Mozilla has a code name for each of the major Firefox builds usually named after national parks. Firefox 3.6 was Namoroka (National Park in Madagascar) while Firefox 4.0 is Tumucumaque (National Park in Brazil). Starting with Firefox 4, each release is going to have its own animal code name. Keeping with the Amazon theme, the next main update for Firefox 4 is going to be Macaw. You could say this would be Firefox 4.0.1, but Mozilla rather you not. They are trying to get away from the numbering as any time there is a security update (aka Firedrill release) this messes up the numbering and causes major headaches.
Suppose a major exploit in Firefox 4 is discovered over the weekend. Mozilla gets a patch out the following Monday. Under the traditional naming system, this would become Firefox 4.0.1 and everything else that was targeted for 4.0.1 would be moved to 4.0.2. This causes a lot of issues with developers and makes a mess over at Bugzilla.

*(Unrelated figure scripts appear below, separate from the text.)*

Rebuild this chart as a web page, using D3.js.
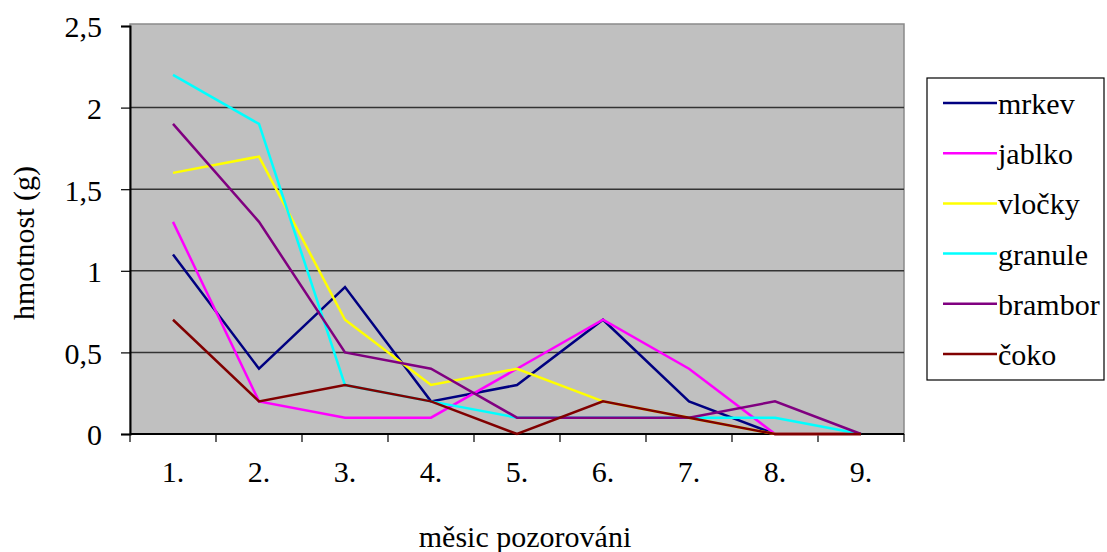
<!DOCTYPE html>
<html>
<head>
<meta charset="utf-8">
<script src="https://cdn.jsdelivr.net/npm/d3@7"></script>
<style>
  html, body { margin: 0; padding: 0; background: #fff; }
  svg { display: block; }
  svg text { font-family: "Liberation Serif", "Tinos", "Times New Roman", "DejaVu Serif", "Noto Serif", serif !important; fill: #000; }
</style>
</head>
<body>
<svg id="chart" width="1107" height="552"></svg>
<script>
// Months of observation
const months = ["1.", "2.", "3.", "4.", "5.", "6.", "7.", "8.", "9."];

// Weight (g) per food type and month
const mrkev   = [1.1, 0.4, 0.9, 0.2, 0.3, 0.7, 0.2, 0.0, 0.0];
const jablko  = [1.3, 0.2, 0.1, 0.1, 0.4, 0.7, 0.4, 0.0, 0.0];
const vlocky  = [1.6, 1.7, 0.7, 0.3, 0.4, 0.2, 0.1, 0.0, 0.0];
const granule = [2.2, 1.9, 0.3, 0.2, 0.1, 0.1, 0.1, 0.1, 0.0];
const brambor = [1.9, 1.3, 0.5, 0.4, 0.1, 0.1, 0.1, 0.2, 0.0];
const coko    = [0.7, 0.2, 0.3, 0.2, 0.0, 0.2, 0.1, 0.0, 0.0];

const yTicks = [0, 0.5, 1, 1.5, 2, 2.5];
const yTickLabels = ["0", "0,5", "1", "1,5", "2", "2,5"];

const series = [
  { name: "mrkev",   values: mrkev,   color: "#000080" },
  { name: "jablko",  values: jablko,  color: "#ff00ff" },
  { name: "vločky",  values: vlocky,  color: "#ffff00" },
  { name: "granule", values: granule, color: "#00ffff" },
  { name: "brambor", values: brambor, color: "#800080" },
  { name: "čoko",    values: coko,    color: "#800000" }
];

const svg = d3.select("#chart");
const plot = { left: 130, top: 26, right: 904, bottom: 434 };
const FONT = 30;

const x = d3.scaleBand().domain(months).range([plot.left, plot.right]);
const y = d3.scaleLinear().domain([0, 2.5]).range([plot.bottom, plot.top]);

// plot background
svg.append("rect")
  .attr("x", plot.left).attr("y", plot.top - 2)
  .attr("width", plot.right - plot.left).attr("height", plot.bottom - plot.top + 2)
  .attr("fill", "#c0c0c0")
  .attr("stroke", "#8a8a8a").attr("stroke-width", 1.5);

// horizontal gridlines
svg.append("g")
  .selectAll("line")
  .data(yTicks.filter(d => d > 0 && d < 2.5))
  .join("line")
  .attr("x1", plot.left).attr("x2", plot.right)
  .attr("y1", d => y(d)).attr("y2", d => y(d))
  .attr("stroke", "#333").attr("stroke-width", 1.5);

// y axis
const yAxis = svg.append("g")
  .attr("transform", `translate(${plot.left},0)`)
  .call(d3.axisLeft(y).tickValues(yTicks)
    .tickFormat((d, i) => yTickLabels[i]).tickSize(9).tickPadding(19));
yAxis.select(".domain").attr("stroke", "#000").attr("stroke-width", 2);
yAxis.selectAll(".tick line").attr("stroke", "#000").attr("stroke-width", 1.2);
yAxis.selectAll(".tick text")
  .style("font-size", FONT + "px")
  .attr("dy", "0.36em")
  .attr("fill", "#000");

// x axis with boundary ticks between categories
const xAxisG = svg.append("g").attr("transform", `translate(0,${plot.bottom})`);
xAxisG.append("line")
  .attr("x1", plot.left).attr("x2", plot.right)
  .attr("stroke", "#000").attr("stroke-width", 2);
const bounds = months.map(m => x(m)).concat([plot.right]);
xAxisG.selectAll("line.tick")
  .data(bounds)
  .join("line").attr("class", "tick")
  .attr("x1", d => d).attr("x2", d => d)
  .attr("y1", 0).attr("y2", 8)
  .attr("stroke", "#000").attr("stroke-width", 1.2);
xAxisG.selectAll("text")
  .data(months)
  .join("text")
  .attr("x", d => x(d) + x.bandwidth() / 2)
  .attr("y", 48)
  .attr("text-anchor", "middle")
  .style("font-size", FONT + "px")
  .text(d => d);

// series lines
const line = d3.line()
  .x((d, i) => x(months[i]) + x.bandwidth() / 2)
  .y(d => y(d));

svg.append("g")
  .selectAll("path")
  .data(series)
  .join("path")
  .attr("d", s => line(s.values))
  .attr("fill", "none")
  .attr("stroke", s => s.color)
  .attr("stroke-width", 2.5)
  .attr("stroke-linejoin", "miter");

// axis titles
svg.append("text")
  .attr("x", 525).attr("y", 547)
  .attr("text-anchor", "middle")
  .style("font-size", FONT + "px")
  .text("měsic pozorováni");

svg.append("text")
  .attr("transform", "translate(34,243) rotate(-90)")
  .attr("text-anchor", "middle")
  .style("font-size", FONT + "px")
  .text("hmotnost (g)");

// legend
const legend = svg.append("g");
legend.append("rect")
  .attr("x", 927).attr("y", 78).attr("width", 177).attr("height", 302)
  .attr("fill", "#fff").attr("stroke", "#000").attr("stroke-width", 1.2);
const item = legend.selectAll("g.item")
  .data(series)
  .join("g").attr("class", "item")
  .attr("transform", (d, i) => `translate(943,${103 + i * 50.2})`);
item.append("line")
  .attr("x1", 0).attr("x2", 54)
  .attr("stroke", d => d.color).attr("stroke-width", 2.5);
item.append("text")
  .attr("x", 55).attr("y", 11)
  .style("font-size", FONT + "px")
  .text(d => d.name);
</script>
</body>
</html>
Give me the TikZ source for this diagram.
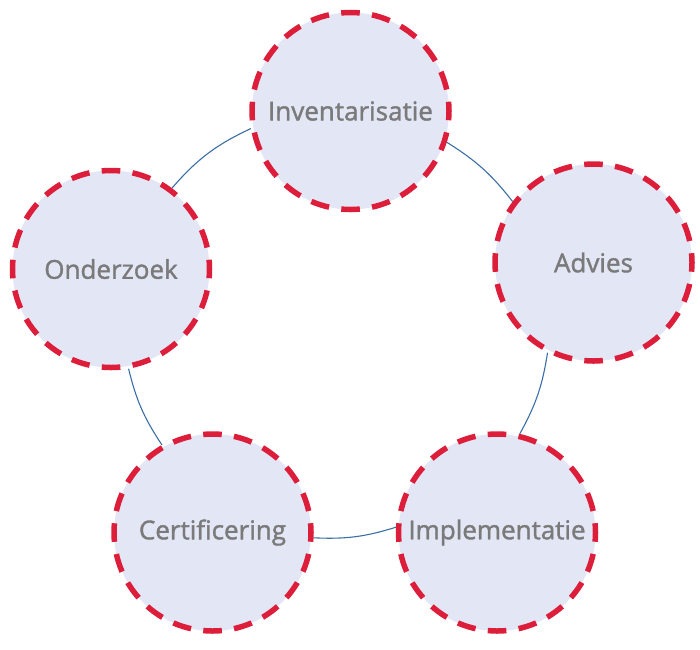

Under the new naming system, the patch would be called Anteater (yes, that is the planned name if there would need to be a security patch). The next planned update would still be Macaw and would still be released as scheduled (currently April 26th).
Under the new naming system security updates will be named after an animal being with the letters A-L. Subsequently planned releases will be named after an animal beginning with the letters M-Z.